In the latest incident attributed to Boko Haram, residents said the group destroyed an important bridge near the area in north-eastern Nigeria where the girls were seized.
It is the second reported bridge attack in two days, and may indicate an attempt to limit access for anyone trying to rescue the captives, correspondents say.
'Call to action'
Mrs Obama, who was speaking ahead of Mother's Day in the US on Sunday, said the girls reminded her and her husband of their own daughters.
"What happened in Nigeria was not an isolated incident. It's a story we see every day as girls around the world risk their lives to pursue their ambitions," she said.
She cited the Pakistani schoolgirl and campaigner Malala Yousafzai, who was shot and wounded by the Taliban for speaking out for girls' education.
"The courage and hope embodied by Malala and girls like her around the world should serve as a call to action," Mrs Obama said.
It is unusual for a US first lady to make outspoken foreign policy remarks, but Mrs Obama has campaigned for the girls' release.
Michelle Obama has often appeared alongside her husband during the weekly address, but this is the first time she has delivered the speech alone.
Earlier this week, she tweeted a picture of herself in the White House holding a sign with the message "#BringBackOurGirls".
The UN Security Council expressed outrage over the abductions, saying it would consider "appropriate measures" against Boko Haram. The US is seeking to have UN sanctions imposed on the group.
US and British experts are in Nigeria to assist with rescue efforts.
A senior US official said Washington was also considering a Nigerian request for surveillance aircraft.
British High Commissioner Andrew Pocock said drones could help gather intelligence but urged caution.

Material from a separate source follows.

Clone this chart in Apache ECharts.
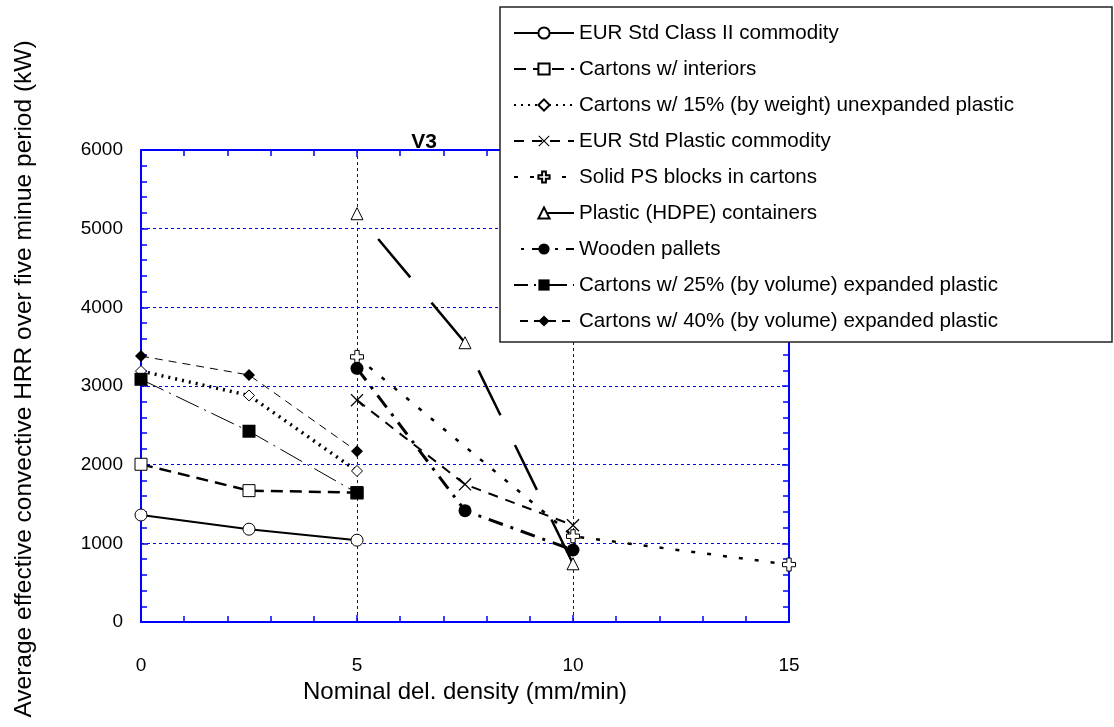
<!DOCTYPE html>
<html><head><meta charset="utf-8">
<script src="https://cdn.jsdelivr.net/npm/echarts@6/dist/echarts.min.js"></script>
<style>html,body{margin:0;padding:0;background:#fff}#c{width:1114px;height:727px}</style>
</head><body><div id="c"></div>
<script>
const seriesNames = [
  'EUR Std Class II commodity',
  'Cartons w/ interiors',
  'Cartons w/ 15% (by weight) unexpanded plastic',
  'EUR Std Plastic commodity',
  'Solid PS blocks in cartons',
  'Plastic (HDPE) containers',
  'Wooden pallets',
  'Cartons w/ 25% (by volume) expanded plastic',
  'Cartons w/ 40% (by volume) expanded plastic'
];
const xEURII = [0, 2.5, 5];          const yEURII = [1360, 1180, 1040];
const xInter = [0, 2.5, 5];          const yInter = [2005, 1670, 1645];
const x15 = [0, 2.5, 5];             const y15 = [3190, 2880, 1920];
const xEURPl = [5, 7.5, 10];         const yEURPl = [2820, 1750, 1230];
const xPS = [5, 10, 15];             const yPS = [3370, 1090, 730];
const xHDPE = [5, 7.5, 10];          const yHDPE = [5190, 3550, 740];
const xWood = [5, 7.5, 10];          const yWood = [3225, 1415, 915];
const x25 = [0, 2.5, 5];             const y25 = [3085, 2425, 1640];
const x40 = [0, 2.5, 5];             const y40 = [3380, 3140, 2170];
const xTicks = [0, 5, 10, 15];
const yTicks = [0, 1000, 2000, 3000, 4000, 5000, 6000];

const pts = (xs, ys) => xs.map((x, i) => [x, ys[i]]);
const PLUS = 'path://M-1,-3 L1,-3 L1,-1 L3,-1 L3,1 L1,1 L1,3 L-1,3 L-1,1 L-3,1 L-3,-1 L-1,-1 Z';
const XS = 'path://M0,0.7 L0.7,0 L5,4.3 L9.3,0 L10,0.7 L5.7,5 L10,9.3 L9.3,10 L5,5.7 L0.7,10 L0,9.3 L4.3,5 Z';
const BLUE = '#0000ff';
const open = {color: '#fff', borderColor: '#000', borderWidth: 1};
const filled = {color: '#000', borderColor: '#000', borderWidth: 0};

function mk(i, data, symbol, size, item, line) {
  return {
    name: seriesNames[i], type: 'line', data: data, symbol: symbol, symbolSize: size,
    itemStyle: item, lineStyle: Object.assign({color: '#000'}, line),
    animation: false, z: 3 + i, emphasis: {disabled: true}
  };
}

const series = [
  mk(0, pts(xEURII, yEURII), 'circle', 12, open, {width: 2, type: 'solid'}),
  mk(1, pts(xInter, yInter), 'rect', 12, open, {width: 2.5, type: [12, 7]}),
  mk(2, pts(x15, y15), 'diamond', 11, open, {width: 3.5, type: [2, 5]}),
  mk(3, pts(xEURPl, yEURPl), XS, 13, filled, {width: 2, type: [10, 8]}),
  mk(4, pts(xPS, yPS), PLUS, 13, open, {width: 2.5, type: [4, 12]}),
  mk(5, pts(xHDPE, yHDPE), 'triangle', 12, open, {width: 2.5, type: [50, 33], dashOffset: 50}),
  mk(6, pts(xWood, yWood), 'circle', 13, filled, {width: 3, type: [15, 8, 3, 8]}),
  mk(7, pts(x25, y25), 'rect', 13, filled, {width: 1, type: [25, 6, 2, 6]}),
  mk(8, pts(x40, y40), 'diamond', 12, filled, {width: 1, type: [8, 6]})
];

const chart = echarts.init(document.getElementById('c'), null, {renderer: 'canvas'});
const FONT = '"Liberation Sans", Arial, sans-serif';
const axisCommon = {
  axisLine: {show: true, onZero: false, lineStyle: {color: BLUE, width: 2}},
  axisTick: {show: true, inside: true, length: 7, lineStyle: {color: BLUE, width: 1.5}},
  minorTick: {show: true, splitNumber: 5, length: 6, lineStyle: {color: BLUE, width: 1.5}},
};
chart.setOption({
  backgroundColor: '#fff',
  animation: false,
  title: {text: 'V3', left: 419, top: 127, textAlign: 'center',
    textStyle: {fontFamily: FONT, fontSize: 21, fontWeight: 'bold', color: '#000'}},
  grid: {left: 141, right: 1114 - 789, top: 150, bottom: 727 - 622, containLabel: false},
  legend: {
    orient: 'vertical', left: 500, top: 7,
    backgroundColor: '#fff', borderColor: '#222', borderWidth: 1.5,
    padding: [15, 98, 10, 13], itemGap: 14, itemWidth: 60, itemHeight: 14,
    textStyle: {fontFamily: FONT, fontSize: 20.6, color: '#000', lineHeight: 22},
    data: seriesNames, z: 20, selectedMode: false
  },
  xAxis: [
    Object.assign({type: 'value', min: 0, max: 15, interval: 5, position: 'bottom',
      name: 'Nominal del. density (mm/min)', nameLocation: 'middle', nameGap: 55,
      nameTextStyle: {fontFamily: FONT, fontSize: 24, color: '#000'},
      axisLabel: {margin: 34, fontFamily: FONT, fontSize: 19, color: '#000',
        formatter: v => xTicks.includes(v) ? String(v) : ''},
      splitLine: {show: true, lineStyle: {color: BLUE, type: [3, 3], width: 1}}}, axisCommon),
    Object.assign({type: 'value', min: 0, max: 15, interval: 5, position: 'top',
      axisLabel: {show: false}, splitLine: {show: false}}, axisCommon)
  ],
  yAxis: [
    Object.assign({type: 'value', min: 0, max: 6000, interval: 1000, position: 'left',
      name: 'Average effective convective HRR over five minue period (kW)',
      nameLocation: 'middle', nameGap: 104, nameRotate: 90,
      nameTextStyle: {fontFamily: FONT, fontSize: 24.5, color: '#000', padding: [0, 0, 0, 14]},
      axisLabel: {margin: 18, fontFamily: FONT, fontSize: 19, color: '#000',
        formatter: v => yTicks.includes(v) ? String(v) : ''},
      splitLine: {show: true, lineStyle: {color: BLUE, type: [3, 3], width: 1}}}, axisCommon),
    Object.assign({type: 'value', min: 0, max: 6000, interval: 1000, position: 'right',
      axisLabel: {show: false}, splitLine: {show: false}}, axisCommon)
  ],
  series: series
});
</script></body></html>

He told the BBC's Today programme: "The eye in the sky, even if it were able to be focused on the spot, isn't a panacea."
Traditional hunters armed with bows and arrows and old-fashioned shotguns are ready to enter the forest where the girls are thought to be held, local officials in Borno state have told the BBC's Mark Doyle.
They say 400 to 500 men have gathered but their departure is not imminent - they still hope the army will step up its efforts.
Our correspondent says it is a sign of Nigerians' frustration with the lack of progress in the search.
Nigerian army spokesman Major General Chris Olukolade told the BBC the allegations of a lack of action were being made in order to discredit the military and there was no truth in them.
"This is not the first time we're hearing of hunters wanting to go into the forest. The military has always carefully utilised the support and understanding of locals ... and others who have vital knowledge and information that could enhance counter terrorism operations," he said.
Boko Haram has admitted capturing the girls, saying they should not have been in school and should get married instead.
Boko Haram, whose name means "Western education is forbidden" in the Hausa language, began its insurgency in Borno state in 2009.
At least 1,200 people are estimated to have died in the violence this year alone.